La intensificación del conflicto entre Estados Unidos y Venezuela plantea interrogantes sobre los límites de la diplomacia coercitiva y los riesgos de una escalada militar en América Latina. El despliegue de buques estadounidenses en el Caribe y las acusaciones de narcoterrorismo contra Nicolás Maduro marcan un punto de inflexión en una relación históricamente tensa.
Desde una perspectiva geoeconómica, el conflicto trasciende el narcotráfico. La narrativa estadounidense se articula con intereses sobre rutas comerciales, influencia regional y acceso a recursos energéticos. Venezuela, con más de 300 mil millones de barriles en reservas petroleras y alianzas con Rusia, Irán y China, representa un nodo estratégico en el tablero global.
La respuesta venezolana, con 4,5 millones de milicianos movilizados, refuerza una lógica de confrontación interna. Pero esta militarización podría agravar la crisis institucional y humanitaria. Según ACNUR, más de 7,7 millones de venezolanos han migrado desde 2015.
Chile, aunque no involucrado directamente, enfrenta impactos indirectos. La polarización regional debilita la Zona de Paz promovida por CELAC. En el plano migratorio, Chile acoge a 1,9 millones de personas extranjeras, 42% venezolanas, y el 75% de los ingresos irregulares provienen de ese país. Esto ha generado presión sobre salud, vivienda y seguridad.
En lo económico, la caída del cobre a US$9.731 por tonelada y el tipo de cambio cercano a $965 por dólar reflejan la volatilidad global. La expansión del Tren de Aragua refuerza la urgencia de una política de seguridad regional coordinada.

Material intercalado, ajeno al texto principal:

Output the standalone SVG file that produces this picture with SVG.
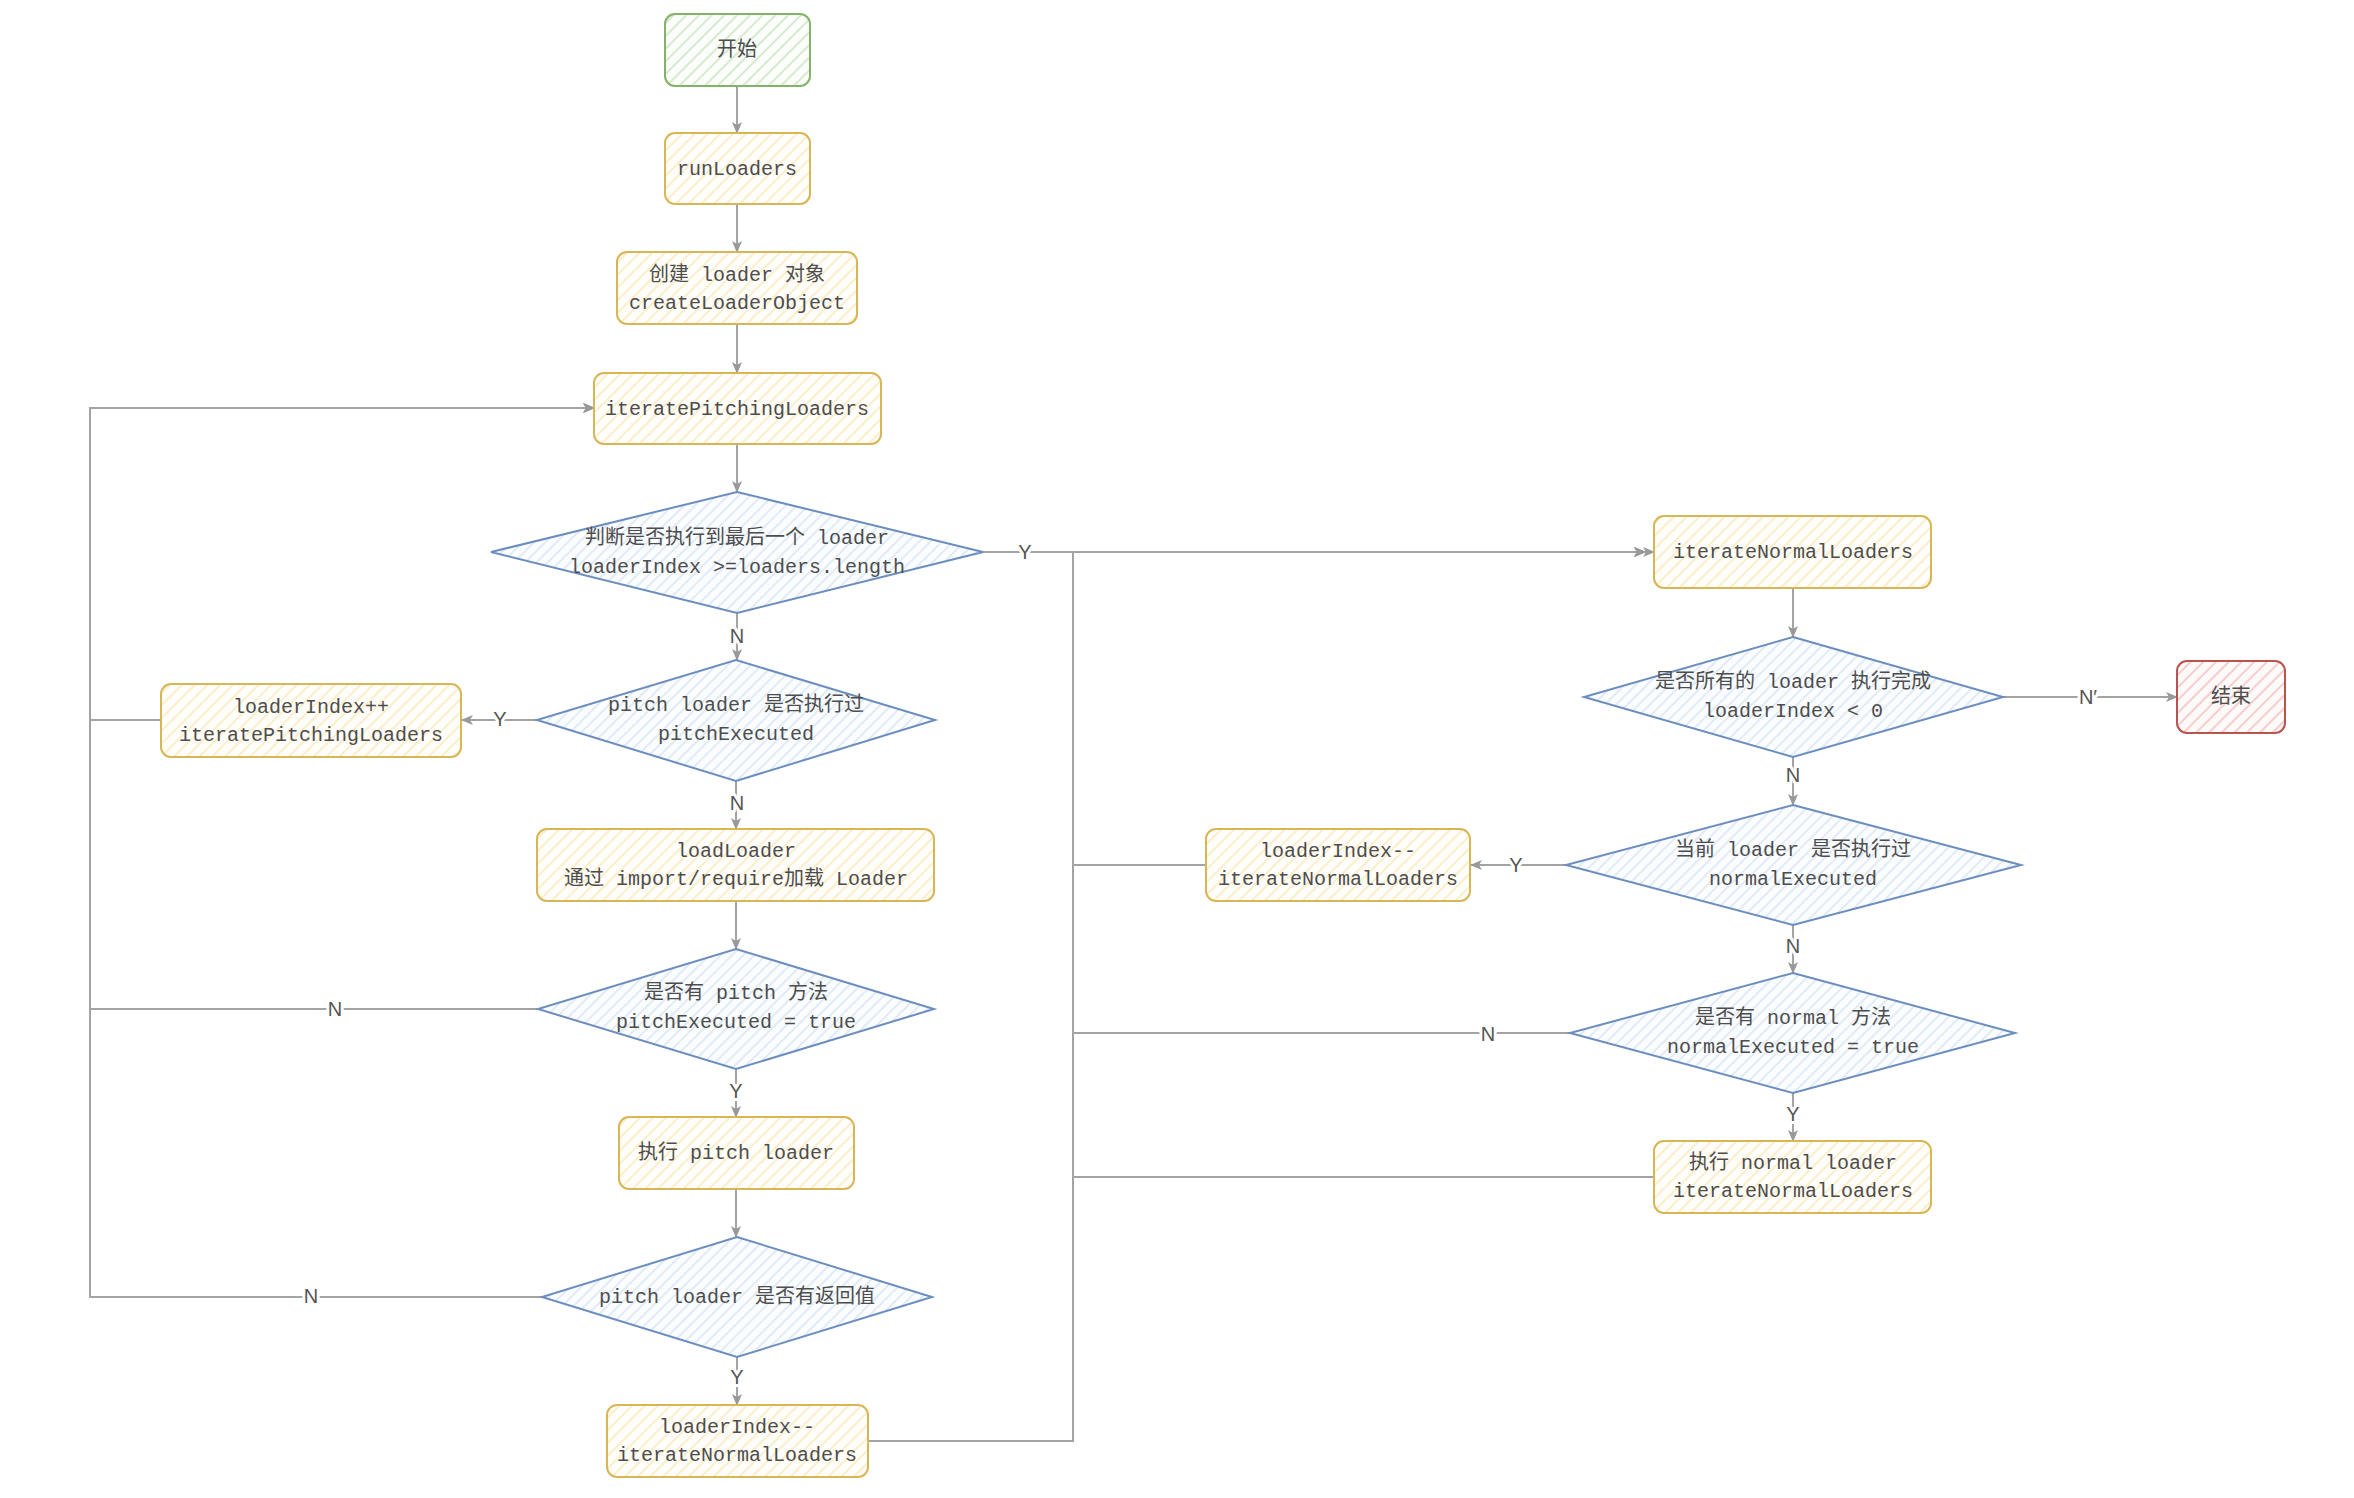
<svg xmlns="http://www.w3.org/2000/svg" width="2354" height="1498" viewBox="0 0 2354 1498">
<defs>
<pattern id="hy" width="9" height="9" patternUnits="userSpaceOnUse" patternTransform="rotate(45)">
<rect width="9" height="9" fill="#fffefa"/>
<line x1="1" y1="0" x2="1" y2="9" stroke="#fcebbf" stroke-width="1.6"/>
</pattern>
<pattern id="hb" width="8" height="8" patternUnits="userSpaceOnUse" patternTransform="rotate(45)">
<rect width="8" height="8" fill="#fbfdff"/>
<line x1="1" y1="0" x2="1" y2="8" stroke="#d6e4f6" stroke-width="1.4"/>
</pattern>
<pattern id="hg" width="9" height="9" patternUnits="userSpaceOnUse" patternTransform="rotate(45)">
<rect width="9" height="9" fill="#fbfefa"/>
<line x1="1" y1="0" x2="1" y2="9" stroke="#cfe6c6" stroke-width="1.6"/>
</pattern>
<pattern id="hr" width="9" height="9" patternUnits="userSpaceOnUse" patternTransform="rotate(45)">
<rect width="9" height="9" fill="#fffafa"/>
<line x1="1" y1="0" x2="1" y2="9" stroke="#f6c9c7" stroke-width="1.8"/>
</pattern>
<marker id="arr" viewBox="0 0 12 12" refX="11" refY="6" markerWidth="12" markerHeight="12" markerUnits="userSpaceOnUse" orient="auto">
<path d="M0,1 L12,6 L0,11 L3,6 Z" fill="#999"/>
</marker>
</defs>
<style>
.box{fill:url(#hy);stroke:#d8b655;stroke-width:2}
.dia{fill:url(#hb);stroke:#6c8ebf;stroke-width:2}
.t{font-family:"Liberation Mono","Noto Sans CJK SC",monospace;font-size:20px;fill:#4d4d4d;text-anchor:middle;dominant-baseline:central}
.c{fill:none;stroke:#a3a3a3;stroke-width:2}
.ca{fill:none;stroke:#a3a3a3;stroke-width:2;marker-end:url(#arr)}
.lb{font-family:"Liberation Sans","Noto Sans CJK SC",sans-serif;font-size:20px;fill:#555;text-anchor:middle;dominant-baseline:central;stroke:#fff;stroke-width:6px;paint-order:stroke;stroke-linejoin:round}
</style>
<rect width="2354" height="1498" fill="#fff"/>

<g id="connectors">
<path class="ca" d="M737,86 V133"/>
<path class="ca" d="M737,204 V252"/>
<path class="ca" d="M737,324 V373"/>
<path class="ca" d="M737,444 V492"/>
<path class="ca" d="M983,552 H1654"/>
<path class="ca" d="M737,613 V660"/>
<path class="ca" d="M537,720 H462"/>
<path class="ca" d="M161,720 H90 V408 H594"/>
<path class="ca" d="M736,781 V829"/>
<path class="ca" d="M736,901 V949"/>
<path class="ca" d="M537,1009 H90 V408 H594"/>
<path class="ca" d="M736,1069 V1117"/>
<path class="ca" d="M736,1189 V1237"/>
<path class="ca" d="M542,1297 H90 V408 H594"/>
<path class="ca" d="M737,1357 V1405"/>
<path class="ca" d="M868,1441 H1073 V552 H1645"/>
<path class="ca" d="M1793,588 V637"/>
<path class="ca" d="M2003,697 H2177"/>
<path class="ca" d="M1793,757 V805"/>
<path class="ca" d="M1566,865 H1471"/>
<path class="ca" d="M1206,865 H1073 V552 H1645"/>
<path class="ca" d="M1793,925 V973"/>
<path class="ca" d="M1570,1033 H1073 V552 H1645"/>
<path class="ca" d="M1793,1093 V1141"/>
<path class="ca" d="M1654,1177 H1073 V552 H1645"/>
<text class="lb" x="1025" y="552">Y</text>
<text class="lb" x="737" y="636">N</text>
<text class="lb" x="500" y="719">Y</text>
<text class="lb" x="737" y="803">N</text>
<text class="lb" x="335" y="1009">N</text>
<text class="lb" x="736" y="1091">Y</text>
<text class="lb" x="311" y="1296">N</text>
<text class="lb" x="737" y="1377">Y</text>
<text class="lb" x="2088" y="697">N′</text>
<text class="lb" x="1793" y="775">N</text>
<text class="lb" x="1516" y="865">Y</text>
<text class="lb" x="1793" y="946">N</text>
<text class="lb" x="1488" y="1034">N</text>
<text class="lb" x="1793" y="1114">Y</text>
</g>

<g id="start">
<rect x="665" y="14" width="145" height="72" rx="10" fill="url(#hg)" stroke="#82b366" stroke-width="2"/>
<text class="t" x="737" y="50">开始</text>
</g>
<g id="runLoaders">
<rect class="box" x="665" y="133" width="145" height="71" rx="10"/>
<text class="t" x="737" y="169">runLoaders</text>
</g>
<g id="createLoaderObject">
<rect class="box" x="617" y="252" width="240" height="72" rx="10"/>
<text class="t" x="737" y="275">创建 loader 对象</text>
<text class="t" x="737" y="303">createLoaderObject</text>
</g>
<g id="iteratePitchingLoaders">
<rect class="box" x="594" y="373" width="287" height="71" rx="10"/>
<text class="t" x="737" y="409">iteratePitchingLoaders</text>
</g>
<g id="d1">
<polygon class="dia" points="737,492 983,552 737,613 491,552"/>
<text class="t" x="737" y="538">判断是否执行到最后一个 loader</text>
<text class="t" x="737" y="567">loaderIndex &gt;=loaders.length</text>
</g>
<g id="d2">
<polygon class="dia" points="736,660 935,720 736,781 537,720"/>
<text class="t" x="736" y="705">pitch loader 是否执行过</text>
<text class="t" x="736" y="734">pitchExecuted</text>
</g>
<g id="loaderIndexInc">
<rect class="box" x="161" y="684" width="300" height="73" rx="10"/>
<text class="t" x="311" y="707">loaderIndex++</text>
<text class="t" x="311" y="735">iteratePitchingLoaders</text>
</g>
<g id="loadLoader">
<rect class="box" x="537" y="829" width="397" height="72" rx="10"/>
<text class="t" x="736" y="851">loadLoader</text>
<text class="t" x="736" y="879">通过 import/require加载 Loader</text>
</g>
<g id="d3">
<polygon class="dia" points="736,949 934,1009 736,1069 538,1009"/>
<text class="t" x="736" y="993">是否有 pitch 方法</text>
<text class="t" x="736" y="1022">pitchExecuted = true</text>
</g>
<g id="execPitch">
<rect class="box" x="619" y="1117" width="235" height="72" rx="10"/>
<text class="t" x="736" y="1153">执行 pitch loader</text>
</g>
<g id="d4">
<polygon class="dia" points="737,1237 932,1297 737,1357 542,1297"/>
<text class="t" x="737" y="1297">pitch loader 是否有返回值</text>
</g>
<g id="loaderIndexDec1">
<rect class="box" x="607" y="1405" width="261" height="72" rx="10"/>
<text class="t" x="737" y="1427">loaderIndex--</text>
<text class="t" x="737" y="1455">iterateNormalLoaders</text>
</g>
<g id="iterateNormalLoaders">
<rect class="box" x="1654" y="516" width="277" height="72" rx="10"/>
<text class="t" x="1793" y="552">iterateNormalLoaders</text>
</g>
<g id="d5">
<polygon class="dia" points="1793,637 2003,697 1793,757 1584,697"/>
<text class="t" x="1793" y="682">是否所有的 loader 执行完成</text>
<text class="t" x="1793" y="711">loaderIndex &lt; 0</text>
</g>
<g id="end">
<rect x="2177" y="661" width="108" height="72" rx="10" fill="url(#hr)" stroke="#b85450" stroke-width="2"/>
<text class="t" x="2231" y="697">结束</text>
</g>
<g id="d6">
<polygon class="dia" points="1793,805 2021,865 1793,925 1566,865"/>
<text class="t" x="1793" y="850">当前 loader 是否执行过</text>
<text class="t" x="1793" y="879">normalExecuted</text>
</g>
<g id="loaderIndexDec2">
<rect class="box" x="1206" y="829" width="264" height="72" rx="10"/>
<text class="t" x="1338" y="851">loaderIndex--</text>
<text class="t" x="1338" y="879">iterateNormalLoaders</text>
</g>
<g id="d7">
<polygon class="dia" points="1793,973 2015,1033 1793,1093 1570,1033"/>
<text class="t" x="1793" y="1018">是否有 normal 方法</text>
<text class="t" x="1793" y="1047">normalExecuted = true</text>
</g>
<g id="execNormal">
<rect class="box" x="1654" y="1141" width="277" height="72" rx="10"/>
<text class="t" x="1793" y="1163">执行 normal loader</text>
<text class="t" x="1793" y="1191">iterateNormalLoaders</text>
</g>
</svg>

A pesar de los desafíos, la migración venezolana ha generado aportes positivos: USD $409 millones en impacto fiscal neto en 2022, con un 79% de participación laboral y más del 50% con educación superior.
Urge fortalecer mecanismos multilaterales y evitar que la estabilidad regional dependa de pulsos bilaterales. La cooperación institucional es clave para un desarrollo sostenible.